- _Stated goal_
Only the lines from the top of the records below through the line containing "angle_deg = np.round(np.arange(-200, 201)" should be printed, exactly and without pictures.

- _Source records_
- - -

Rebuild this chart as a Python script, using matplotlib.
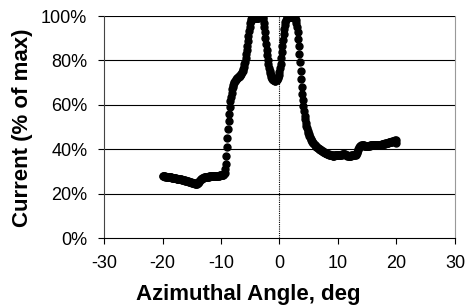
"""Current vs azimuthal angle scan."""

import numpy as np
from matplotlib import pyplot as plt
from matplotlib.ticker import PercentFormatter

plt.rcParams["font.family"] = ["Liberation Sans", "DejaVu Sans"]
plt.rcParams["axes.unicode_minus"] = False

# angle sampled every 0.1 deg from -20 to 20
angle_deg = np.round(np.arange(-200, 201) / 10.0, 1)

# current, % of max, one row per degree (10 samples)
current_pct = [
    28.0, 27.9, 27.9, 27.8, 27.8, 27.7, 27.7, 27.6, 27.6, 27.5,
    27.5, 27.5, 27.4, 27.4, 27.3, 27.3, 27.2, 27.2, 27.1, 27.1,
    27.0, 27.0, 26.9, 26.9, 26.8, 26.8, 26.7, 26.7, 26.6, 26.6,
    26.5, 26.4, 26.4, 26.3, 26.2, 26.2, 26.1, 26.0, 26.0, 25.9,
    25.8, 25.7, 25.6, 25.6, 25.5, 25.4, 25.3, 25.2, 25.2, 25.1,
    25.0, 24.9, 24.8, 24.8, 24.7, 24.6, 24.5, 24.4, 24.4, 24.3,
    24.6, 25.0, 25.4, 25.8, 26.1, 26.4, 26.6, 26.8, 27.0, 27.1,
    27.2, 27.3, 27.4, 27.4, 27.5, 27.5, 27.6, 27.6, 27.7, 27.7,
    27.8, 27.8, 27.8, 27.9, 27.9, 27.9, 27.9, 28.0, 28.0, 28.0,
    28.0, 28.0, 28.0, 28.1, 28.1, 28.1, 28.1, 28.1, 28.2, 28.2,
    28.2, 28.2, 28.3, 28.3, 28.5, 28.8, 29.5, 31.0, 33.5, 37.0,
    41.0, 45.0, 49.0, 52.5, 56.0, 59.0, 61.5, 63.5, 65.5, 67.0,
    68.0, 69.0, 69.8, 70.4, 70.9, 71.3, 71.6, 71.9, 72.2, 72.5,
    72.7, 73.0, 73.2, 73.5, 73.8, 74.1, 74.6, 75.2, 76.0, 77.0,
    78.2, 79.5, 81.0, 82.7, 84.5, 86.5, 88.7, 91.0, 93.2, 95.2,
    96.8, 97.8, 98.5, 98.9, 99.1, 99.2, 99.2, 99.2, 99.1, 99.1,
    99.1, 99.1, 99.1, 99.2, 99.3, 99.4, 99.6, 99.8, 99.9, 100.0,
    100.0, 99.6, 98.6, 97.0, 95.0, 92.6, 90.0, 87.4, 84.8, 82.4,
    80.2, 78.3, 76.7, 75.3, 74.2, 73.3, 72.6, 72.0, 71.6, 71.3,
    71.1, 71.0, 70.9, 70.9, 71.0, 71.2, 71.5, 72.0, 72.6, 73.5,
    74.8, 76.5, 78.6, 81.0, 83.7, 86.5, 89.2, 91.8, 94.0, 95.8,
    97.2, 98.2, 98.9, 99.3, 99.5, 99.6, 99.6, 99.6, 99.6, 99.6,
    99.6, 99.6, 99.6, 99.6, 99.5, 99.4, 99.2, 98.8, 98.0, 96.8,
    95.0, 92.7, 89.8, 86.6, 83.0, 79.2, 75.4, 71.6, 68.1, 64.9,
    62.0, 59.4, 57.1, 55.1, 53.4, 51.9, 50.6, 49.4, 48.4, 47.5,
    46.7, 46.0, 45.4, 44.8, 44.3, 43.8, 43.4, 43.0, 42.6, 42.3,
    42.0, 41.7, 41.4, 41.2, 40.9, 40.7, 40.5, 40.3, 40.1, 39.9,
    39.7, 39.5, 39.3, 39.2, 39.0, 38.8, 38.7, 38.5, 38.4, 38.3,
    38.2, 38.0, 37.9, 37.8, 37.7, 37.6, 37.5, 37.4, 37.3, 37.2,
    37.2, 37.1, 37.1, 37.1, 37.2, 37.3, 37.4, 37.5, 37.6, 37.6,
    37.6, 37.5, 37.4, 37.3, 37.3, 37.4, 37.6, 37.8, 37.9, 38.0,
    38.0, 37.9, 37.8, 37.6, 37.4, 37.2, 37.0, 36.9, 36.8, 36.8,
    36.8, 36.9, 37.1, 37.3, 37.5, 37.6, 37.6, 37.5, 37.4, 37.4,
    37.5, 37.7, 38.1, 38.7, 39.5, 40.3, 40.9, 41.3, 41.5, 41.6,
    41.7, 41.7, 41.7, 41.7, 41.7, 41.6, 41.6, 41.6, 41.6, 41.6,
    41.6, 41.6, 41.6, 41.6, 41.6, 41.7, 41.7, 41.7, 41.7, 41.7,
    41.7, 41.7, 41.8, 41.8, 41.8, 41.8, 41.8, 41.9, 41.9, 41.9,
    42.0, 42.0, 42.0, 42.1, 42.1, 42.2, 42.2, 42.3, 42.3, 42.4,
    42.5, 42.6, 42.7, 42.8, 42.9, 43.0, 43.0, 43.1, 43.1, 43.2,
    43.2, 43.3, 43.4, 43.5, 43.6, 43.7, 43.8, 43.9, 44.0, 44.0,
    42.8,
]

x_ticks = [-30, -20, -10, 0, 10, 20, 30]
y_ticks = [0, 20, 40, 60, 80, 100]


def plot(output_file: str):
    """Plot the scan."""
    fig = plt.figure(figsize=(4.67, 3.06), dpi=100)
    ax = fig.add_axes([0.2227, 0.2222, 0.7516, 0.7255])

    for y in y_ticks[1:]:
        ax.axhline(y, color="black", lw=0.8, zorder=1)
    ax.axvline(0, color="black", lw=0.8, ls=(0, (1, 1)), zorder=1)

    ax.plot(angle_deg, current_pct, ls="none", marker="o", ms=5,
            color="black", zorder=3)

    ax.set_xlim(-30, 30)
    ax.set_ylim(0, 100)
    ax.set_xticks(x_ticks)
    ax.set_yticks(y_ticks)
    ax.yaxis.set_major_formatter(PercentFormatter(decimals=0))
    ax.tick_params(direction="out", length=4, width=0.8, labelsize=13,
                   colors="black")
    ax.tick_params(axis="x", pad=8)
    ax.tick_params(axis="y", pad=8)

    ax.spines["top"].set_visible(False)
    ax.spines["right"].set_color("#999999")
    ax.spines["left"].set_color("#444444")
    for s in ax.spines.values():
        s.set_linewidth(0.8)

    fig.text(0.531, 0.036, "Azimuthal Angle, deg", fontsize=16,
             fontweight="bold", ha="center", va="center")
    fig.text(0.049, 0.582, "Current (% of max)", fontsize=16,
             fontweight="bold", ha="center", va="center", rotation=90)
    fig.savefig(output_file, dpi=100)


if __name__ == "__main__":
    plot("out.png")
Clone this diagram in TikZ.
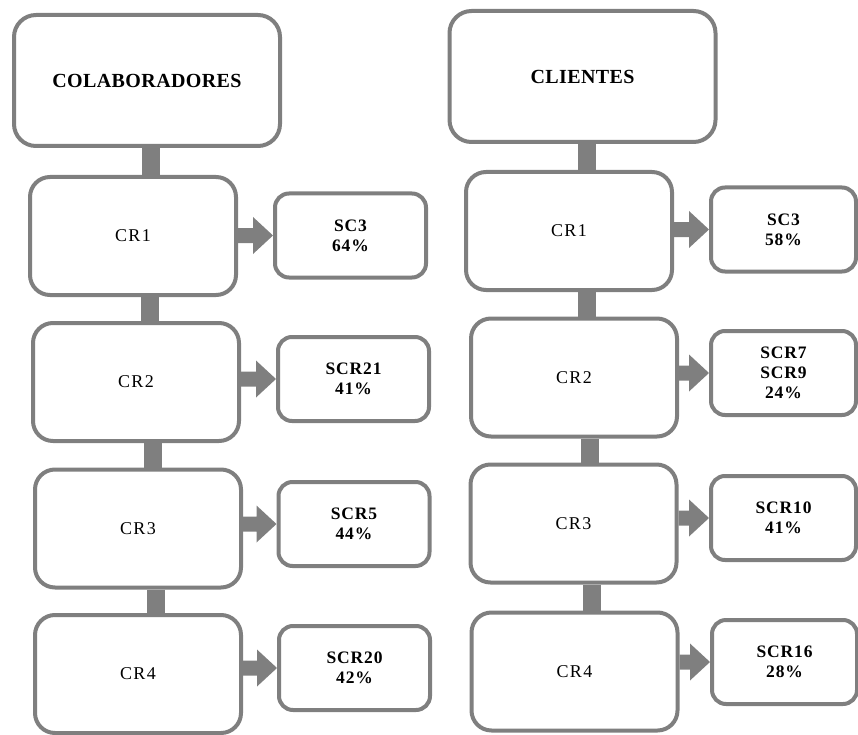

- - -

- _Exercise solution_
Rebuild this chart as a Python script, using matplotlib.
"""Current vs azimuthal angle scan."""

import numpy as np
from matplotlib import pyplot as plt
from matplotlib.ticker import PercentFormatter

plt.rcParams["font.family"] = ["Liberation Sans", "DejaVu Sans"]
plt.rcParams["axes.unicode_minus"] = False

# angle sampled every 0.1 deg from -20 to 20
angle_deg = np.round(np.arange(-200, 201) / 10.0, 1)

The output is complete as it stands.